In the design of Pi Network, the blockchain did not precede user adoption. Instead, it was gradually built as user participation expanded. PI Coin was introduced as part of this process to measure user contributions to the network and to serve as a foundational medium for future ecosystem interactions.
As a result, the relationship between PI Coin and Pi Network is not a “subordinate relationship”, but a highly integrated symbiotic structure. Whether PI Coin holds value largely depends on whether Pi Network can develop a stable, self sustaining application ecosystem.
PI Coin follows a model that combines a capped total supply with behavior driven release. This structure is a key premise in discussions about its value.
From a structural standpoint, PI Coin is not generated all at once. Instead, it is distributed gradually as the network evolves. The pace of issuance is directly tied to user participation, network scale, and role based contributions, rather than computing power or financial input.
In terms of allocation, PI Coin is primarily distributed to the following participants:
Regular users, who receive base incentives through participation
Node operators and infrastructure contributors, who support network operations
Ecosystem and long term development allocations, used to support application building and system maintenance
The core objective of this distribution model is to lower participation barriers in the early stages and accelerate network “cold start”. From a value perspective, however, it also means that PI Coin’s supply is not formed naturally through market competition but is strongly governed by protocol rules.
The logic supporting PI Coin’s value primarily depends on real usage demand within the Pi Network ecosystem.
By design, PI Coin is intended for payments within network applications, service exchanges, and value settlement scenarios. In theory, as long as these use cases generate sustained demand, PI Coin has an internal basis for value.
At present, however, the Pi Network ecosystem is still developing. The number of applications, user activity levels, and transaction frequency have not yet reached full maturity. As a result, PI Coin’s value currently reflects expectations about future network functionality rather than outcomes that have already been fully validated.
In other words, PI Coin’s value is not static. It evolves alongside the growth of the ecosystem.
The primary factors affecting PI Coin’s value are rooted in the network itself rather than in external markets.

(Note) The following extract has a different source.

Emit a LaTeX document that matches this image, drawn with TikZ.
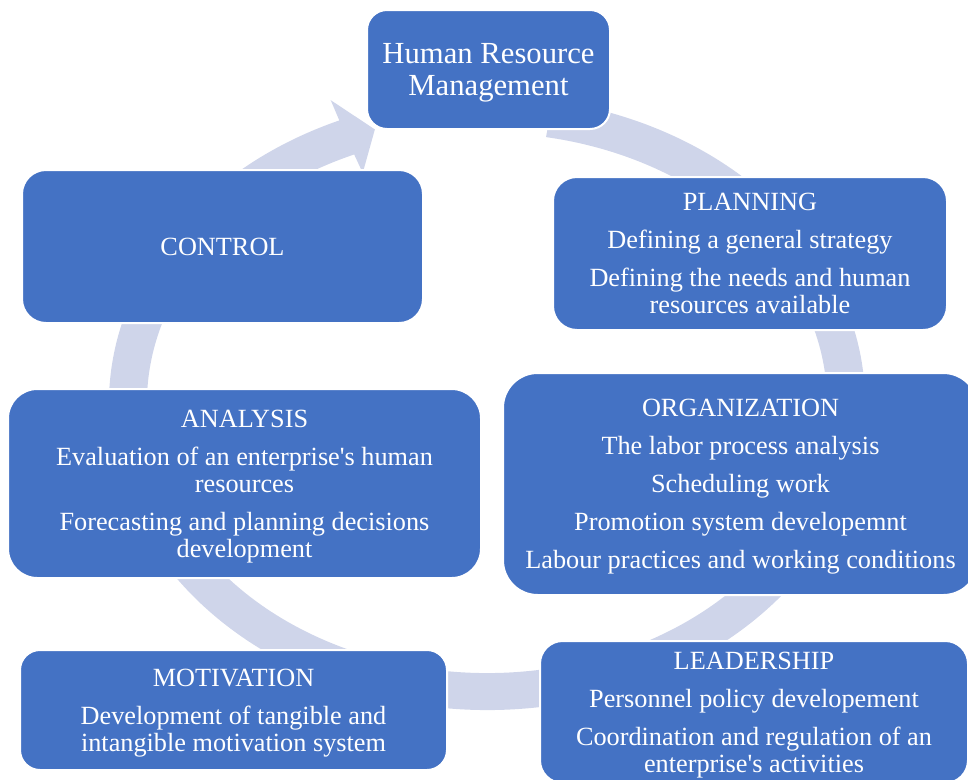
\documentclass[tikz,border=0pt]{standalone}
\usepackage{fontspec}
\setmainfont{Liberation Serif}
\definecolor{boxblue}{HTML}{4472C4}
\definecolor{ringcol}{HTML}{CFD5EA}
\tikzset{
  stagebox/.style={rectangle, fill=boxblue, draw=white, line width=1.5pt,
    text=white, align=center, inner sep=0pt,
    font=\fontsize{19.7pt}{20.3pt}\selectfont},
  hrmbox/.style={stagebox, font=\fontsize{23pt}{24pt}\selectfont}
}
\newcommand{\pgap}{\\[8.2pt]}
\newcommand{\nodepth}[1]{\raisebox{0pt}[\height][0pt]{#1}}
\begin{document}
\begin{tikzpicture}[x=0.75pt,y=-0.75pt]
\useasboundingbox (0,0) rectangle (968,779);
\begin{scope}
\clip (0,0) rectangle (968,779);
% circular arrow band
\fill[ringcol]
  ([shift={(487,403)}]-80:378 and 307)
  arc[start angle=-80, end angle=247, x radius=378, y radius=307]
  -- ([shift={(487,403)}]247:400 and 329)
  -- ([shift={(487,403)}]251.8:359 and 288)
  -- ([shift={(487,403)}]247:318 and 250)
  -- ([shift={(487,403)}]247:340 and 270)
  arc[start angle=247, end angle=-80, x radius=340, y radius=270]
  -- cycle;
% boxes
\node[hrmbox, minimum width=182.25pt, minimum height=89.25pt, rounded corners=15pt]
  (hrm) at (488.5,69.5) {Human Resource\\\nodepth{Management}};
\node[stagebox, minimum width=295.5pt, minimum height=114.75pt, rounded corners=18pt]
  (plan) at (750,253.5) {PLANNING\pgap Defining a general strategy\pgap Defining the needs and human\\\nodepth{resources available}};
\node[stagebox, minimum width=300.75pt, minimum height=114.75pt, rounded corners=18pt]
  (ctrl) at (222.5,246.5) {CONTROL};
\node[stagebox, minimum width=356.25pt, minimum height=166.5pt, rounded corners=26pt]
  (org) at (740.5,484) {ORGANIZATION\pgap The labor process analysis\pgap Scheduling work\pgap Promotion system developemnt\pgap \nodepth{Labour practices and working conditions}};
\node[stagebox, minimum width=354.75pt, minimum height=141.75pt, rounded corners=22pt]
  (anal) at (244.5,483.5) {ANALYSIS\pgap Evaluation of an enterprise\textquotesingle s human\\resources\pgap Forecasting and planning decisions\\\nodepth{development}};
\node[stagebox, minimum width=320.25pt, minimum height=90pt, rounded corners=15pt]
  (motiv) at (233.5,710) {MOTIVATION\pgap Development of tangible and\\\nodepth{intangible motivation system}};
\node[stagebox, minimum width=321pt, minimum height=106.5pt, rounded corners=17pt]
  (lead) at (754,712) {LEADERSHIP\pgap Personnel policy developement\pgap Coordination and regulation of an\\\nodepth{enterprise\textquotesingle s activities}};
\end{scope}
\end{tikzpicture}
\end{document}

The quality of network participation. User numbers only translate into value support when they lead to genuine interaction and real usage behavior.
The practical utility of ecosystem applications. Whether applications address real needs directly determines whether the token maintains ongoing use cases.
The transparency and stability of the economic model. Clear and predictable issuance and distribution rules influence long term structural trust.
Network governance and security architecture. These determine whether the system can operate sustainably over time.
Together, these elements form the structural foundation of PI Coin’s value.
Much of the controversy around PI Coin’s value arises from differing evaluation standards.
One perspective focuses on functionality, arguing that as long as there is internal demand within the network, PI Coin has a foundation of value.
Another perspective emphasizes external markets, maintaining that without fully validated use cases, its value remains difficult to confirm.
Additionally, comparisons between PI Coin and assets such as Bitcoin or Ethereum can create cognitive bias. Differences in design objectives, development stages, and value anchors across crypto networks make applying a “single evaluation standard” problematic.
A rational assessment of PI Coin begins with distinguishing between “network value” and “market pricing”.
PI Coin is better analyzed in the context of whether the network can establish a stable ecosystem, rather than being judged solely by scarcity or external trading attributes.
Attention should be directed toward whether its usage pathways are becoming clearer, whether its economic model demonstrates long term sustainability, and whether the ecosystem continues to expand.
From this perspective, the question of PI Coin’s value ultimately hinges on whether Pi Network can transition from an experimental network to a mature blockchain ecosystem.
From a risk standpoint, PI Coin primarily faces structural uncertainties.
Slower than expected ecosystem development
Challenges in implementing real world use cases
The impact of adjustments to the economic model
Fluctuations in market perception
In addition, differing interpretations of PI Coin’s functional positioning among participants may further intensify perception gaps.
Recognizing these risks helps avoid relying on a single narrative as the basis for value judgment.
The source of PI Coin’s value lies in its design as an internal incentive asset within Pi Network. The debate over its value reflects the tension between the network’s development stage and the realization of that value.
By examining its issuance mechanism, use cases, and the structure of ongoing debates, it becomes easier to understand both the positioning and the limitations of PI Coin.
This structural perspective makes it possible to form a more rational framework for understanding, beyond short term price discussions.
Is PI Coin equivalent to mainstream cryptocurrencies?
Not entirely. Its design objectives and value anchors differ significantly.
Has PI Coin’s value been fully realized?
It is still in a stage where its value is being gradually validated, depending on ecosystem development.
What indicators should be considered when evaluating PI Coin’s value?
Greater attention should be given to network usage, ecosystem application growth, and the stability of the economic model.